→ Goal of the exercise:
Transcribe the material exactly. Images do not belong in the copy.

--------------------

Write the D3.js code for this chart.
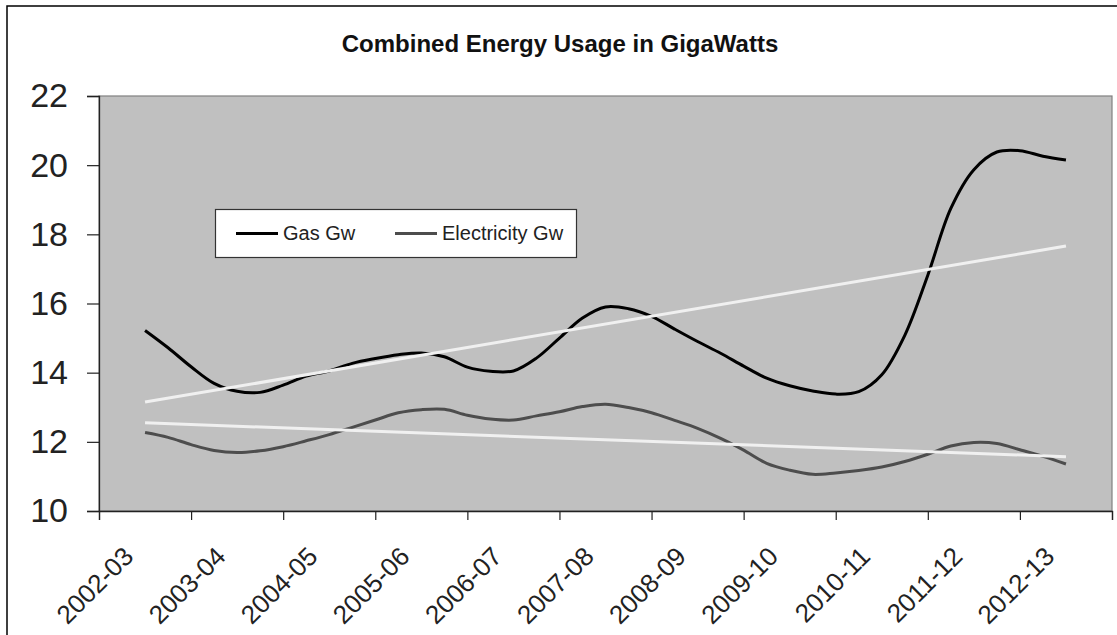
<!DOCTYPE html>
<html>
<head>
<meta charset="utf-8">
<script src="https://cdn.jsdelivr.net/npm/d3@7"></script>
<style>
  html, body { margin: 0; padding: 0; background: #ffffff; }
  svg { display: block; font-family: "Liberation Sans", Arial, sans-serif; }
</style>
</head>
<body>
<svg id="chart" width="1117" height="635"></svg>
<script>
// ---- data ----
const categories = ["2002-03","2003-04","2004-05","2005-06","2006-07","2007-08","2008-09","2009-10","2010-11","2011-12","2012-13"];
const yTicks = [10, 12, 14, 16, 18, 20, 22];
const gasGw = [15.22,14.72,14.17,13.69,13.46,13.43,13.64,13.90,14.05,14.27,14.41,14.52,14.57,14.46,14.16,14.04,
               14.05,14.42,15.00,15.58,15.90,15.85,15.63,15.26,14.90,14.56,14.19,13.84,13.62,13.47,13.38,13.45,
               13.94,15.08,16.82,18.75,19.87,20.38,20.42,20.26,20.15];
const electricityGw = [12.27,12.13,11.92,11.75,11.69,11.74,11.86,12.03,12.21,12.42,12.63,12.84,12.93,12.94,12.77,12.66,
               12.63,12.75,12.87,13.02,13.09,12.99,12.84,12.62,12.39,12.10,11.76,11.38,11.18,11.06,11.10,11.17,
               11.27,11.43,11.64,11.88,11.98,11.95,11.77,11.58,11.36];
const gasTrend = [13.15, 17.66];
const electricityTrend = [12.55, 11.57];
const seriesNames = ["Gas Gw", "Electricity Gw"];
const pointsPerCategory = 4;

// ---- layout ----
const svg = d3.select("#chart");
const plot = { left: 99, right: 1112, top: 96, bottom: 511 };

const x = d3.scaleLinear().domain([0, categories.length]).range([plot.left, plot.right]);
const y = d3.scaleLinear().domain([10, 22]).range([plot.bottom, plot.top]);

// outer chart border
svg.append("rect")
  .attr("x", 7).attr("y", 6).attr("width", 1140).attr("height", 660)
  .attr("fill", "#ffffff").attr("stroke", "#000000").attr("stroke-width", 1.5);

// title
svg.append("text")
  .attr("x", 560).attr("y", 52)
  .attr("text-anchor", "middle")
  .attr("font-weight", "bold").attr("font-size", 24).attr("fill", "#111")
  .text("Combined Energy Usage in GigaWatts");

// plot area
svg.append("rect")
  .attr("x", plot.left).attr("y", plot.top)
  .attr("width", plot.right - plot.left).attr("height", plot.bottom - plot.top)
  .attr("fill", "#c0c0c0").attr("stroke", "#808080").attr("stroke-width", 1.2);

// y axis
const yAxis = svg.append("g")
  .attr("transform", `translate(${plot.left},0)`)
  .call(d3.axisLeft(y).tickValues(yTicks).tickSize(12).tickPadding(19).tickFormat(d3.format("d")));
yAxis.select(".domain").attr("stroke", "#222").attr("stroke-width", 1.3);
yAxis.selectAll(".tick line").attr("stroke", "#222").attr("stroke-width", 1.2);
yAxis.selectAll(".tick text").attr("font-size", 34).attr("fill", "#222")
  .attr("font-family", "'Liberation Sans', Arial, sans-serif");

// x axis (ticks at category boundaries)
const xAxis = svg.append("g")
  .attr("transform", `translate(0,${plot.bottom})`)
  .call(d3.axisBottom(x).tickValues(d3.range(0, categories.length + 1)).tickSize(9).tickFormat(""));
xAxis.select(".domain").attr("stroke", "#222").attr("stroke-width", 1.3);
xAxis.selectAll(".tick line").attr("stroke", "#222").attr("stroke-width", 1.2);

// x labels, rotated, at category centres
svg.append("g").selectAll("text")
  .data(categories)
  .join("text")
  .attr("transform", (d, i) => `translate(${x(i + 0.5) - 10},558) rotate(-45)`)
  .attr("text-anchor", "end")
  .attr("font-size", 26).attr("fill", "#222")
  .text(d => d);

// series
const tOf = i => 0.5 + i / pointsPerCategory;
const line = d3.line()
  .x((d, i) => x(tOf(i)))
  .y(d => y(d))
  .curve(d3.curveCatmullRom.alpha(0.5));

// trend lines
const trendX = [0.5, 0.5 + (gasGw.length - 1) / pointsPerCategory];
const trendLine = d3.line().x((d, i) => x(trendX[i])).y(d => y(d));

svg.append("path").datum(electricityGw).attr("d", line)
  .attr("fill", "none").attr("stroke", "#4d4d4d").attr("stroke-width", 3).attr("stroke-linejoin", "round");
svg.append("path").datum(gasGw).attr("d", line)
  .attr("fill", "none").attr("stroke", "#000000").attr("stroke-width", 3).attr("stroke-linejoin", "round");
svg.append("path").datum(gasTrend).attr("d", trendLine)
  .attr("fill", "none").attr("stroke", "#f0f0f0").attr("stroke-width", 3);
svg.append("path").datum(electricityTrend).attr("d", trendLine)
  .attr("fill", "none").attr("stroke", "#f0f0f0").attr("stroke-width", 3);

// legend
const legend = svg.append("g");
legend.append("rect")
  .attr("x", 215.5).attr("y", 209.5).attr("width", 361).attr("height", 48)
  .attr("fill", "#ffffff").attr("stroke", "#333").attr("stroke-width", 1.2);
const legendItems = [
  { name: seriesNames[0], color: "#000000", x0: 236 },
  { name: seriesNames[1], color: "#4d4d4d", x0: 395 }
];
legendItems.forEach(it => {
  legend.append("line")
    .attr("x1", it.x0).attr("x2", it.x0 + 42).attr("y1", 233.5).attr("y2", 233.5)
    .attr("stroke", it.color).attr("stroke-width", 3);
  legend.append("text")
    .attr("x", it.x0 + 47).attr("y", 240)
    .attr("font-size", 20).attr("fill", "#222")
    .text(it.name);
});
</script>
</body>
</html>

--------------------

→ Solution for this exercise:
Write the D3.js code for this chart.
<!DOCTYPE html>
<html>
<head>
<meta charset="utf-8">
<script src="https://cdn.jsdelivr.net/npm/d3@7"></script>
<style>
  html, body { margin: 0; padding: 0; background: #ffffff; }
  svg { display: block; font-family: "Liberation Sans", Arial, sans-serif; }
</style>
</head>
<body>
<svg id="chart" width="1117" height="635"></svg>
<script>
// ---- data ----
const categories = ["2002-03","2003-04","2004-05","2005-06","2006-07","2007-08","2008-09","2009-10","2010-11","2011-12","2012-13"];
const yTicks = [10, 12, 14, 16, 18, 20, 22];
const gasGw = [15.22,14.72,14.17,13.69,13.46,13.43,13.64,13.90,14.05,14.27,14.41,14.52,14.57,14.46,14.16,14.04,
               14.05,14.42,15.00,15.58,15.90,15.85,15.63,15.26,14.90,14.56,14.19,13.84,13.62,13.47,13.38,13.45,
               13.94,15.08,16.82,18.75,19.87,20.38,20.42,20.26,20.15];
const electricityGw = [12.27,12.13,11.92,11.75,11.69,11.74,11.86,12.03,12.21,12.42,12.63,12.84,12.93,12.94,12.77,12.66,
               12.63,12.75,12.87,13.02,13.09,12.99,12.84,12.62,12.39,12.10,11.76,11.38,11.18,11.06,11.10,11.17,
               11.27,11.43,11.64,11.88,11.98,11.95,11.77,11.58,11.36];
const gasTrend = [13.15, 17.66];
const electricityTrend = [12.55, 11.57];
const seriesNames = ["Gas Gw", "Electricity Gw"];
const pointsPerCategory = 4;

// ---- layout ----
const svg = d3.select("#chart");
const plot = { left: 99, right: 1112, top: 96, bottom: 511 };

const x = d3.scaleLinear().domain([0, categories.length]).range([plot.left, plot.right]);
const y = d3.scaleLinear().domain([10, 22]).range([plot.bottom, plot.top]);

// outer chart border
svg.append("rect")
  .attr("x", 7).attr("y", 6).attr("width", 1140).attr("height", 660)
  .attr("fill", "#ffffff").attr("stroke", "#000000").attr("stroke-width", 1.5);

// title
svg.append("text")
  .attr("x", 560).attr("y", 52)
  .attr("text-anchor", "middle")
  .attr("font-weight", "bold").attr("font-size", 24).attr("fill", "#111")
  .text("Combined Energy Usage in GigaWatts");

// plot area
svg.append("rect")
  .attr("x", plot.left).attr("y", plot.top)
  .attr("width", plot.right - plot.left).attr("height", plot.bottom - plot.top)
  .attr("fill", "#c0c0c0").attr("stroke", "#808080").attr("stroke-width", 1.2);

// y axis
const yAxis = svg.append("g")
  .attr("transform", `translate(${plot.left},0)`)
  .call(d3.axisLeft(y).tickValues(yTicks).tickSize(12).tickPadding(19).tickFormat(d3.format("d")));
yAxis.select(".domain").attr("stroke", "#222").attr("stroke-width", 1.3);
yAxis.selectAll(".tick line").attr("stroke", "#222").attr("stroke-width", 1.2);
yAxis.selectAll(".tick text").attr("font-size", 34).attr("fill", "#222")
  .attr("font-family", "'Liberation Sans', Arial, sans-serif");

// x axis (ticks at category boundaries)
const xAxis = svg.append("g")
  .attr("transform", `translate(0,${plot.bottom})`)
  .call(d3.axisBottom(x).tickValues(d3.range(0, categories.length + 1)).tickSize(9).tickFormat(""));
xAxis.select(".domain").attr("stroke", "#222").attr("stroke-width", 1.3);
xAxis.selectAll(".tick line").attr("stroke", "#222").attr("stroke-width", 1.2);

// x labels, rotated, at category centres
svg.append("g").selectAll("text")
  .data(categories)
  .join("text")
  .attr("transform", (d, i) => `translate(${x(i + 0.5) - 10},558) rotate(-45)`)
  .attr("text-anchor", "end")
  .attr("font-size", 26).attr("fill", "#222")
  .text(d => d);

// series
const tOf = i => 0.5 + i / pointsPerCategory;
const line = d3.line()
  .x((d, i) => x(tOf(i)))
  .y(d => y(d))
  .curve(d3.curveCatmullRom.alpha(0.5));

// trend lines
const trendX = [0.5, 0.5 + (gasGw.length - 1) / pointsPerCategory];
const trendLine = d3.line().x((d, i) => x(trendX[i])).y(d => y(d));

svg.append("path").datum(electricityGw).attr("d", line)
  .attr("fill", "none").attr("stroke", "#4d4d4d").attr("stroke-width", 3).attr("stroke-linejoin", "round");
svg.append("path").datum(gasGw).attr("d", line)
  .attr("fill", "none").attr("stroke", "#000000").attr("stroke-width", 3).attr("stroke-linejoin", "round");
svg.append("path").datum(gasTrend).attr("d", trendLine)
  .attr("fill", "none").attr("stroke", "#f0f0f0").attr("stroke-width", 3);
svg.append("path").datum(electricityTrend).attr("d", trendLine)
  .attr("fill", "none").attr("stroke", "#f0f0f0").attr("stroke-width", 3);

// legend
const legend = svg.append("g");
legend.append("rect")
  .attr("x", 215.5).attr("y", 209.5).attr("width", 361).attr("height", 48)
  .attr("fill", "#ffffff").attr("stroke", "#333").attr("stroke-width", 1.2);
const legendItems = [
  { name: seriesNames[0], color: "#000000", x0: 236 },
  { name: seriesNames[1], color: "#4d4d4d", x0: 395 }
];
legendItems.forEach(it => {
  legend.append("line")
    .attr("x1", it.x0).attr("x2", it.x0 + 42).attr("y1", 233.5).attr("y2", 233.5)
    .attr("stroke", it.color).attr("stroke-width", 3);
  legend.append("text")
    .attr("x", it.x0 + 47).attr("y", 240)
    .attr("font-size", 20).attr("fill", "#222")
    .text(it.name);
});
</script>
</body>
</html>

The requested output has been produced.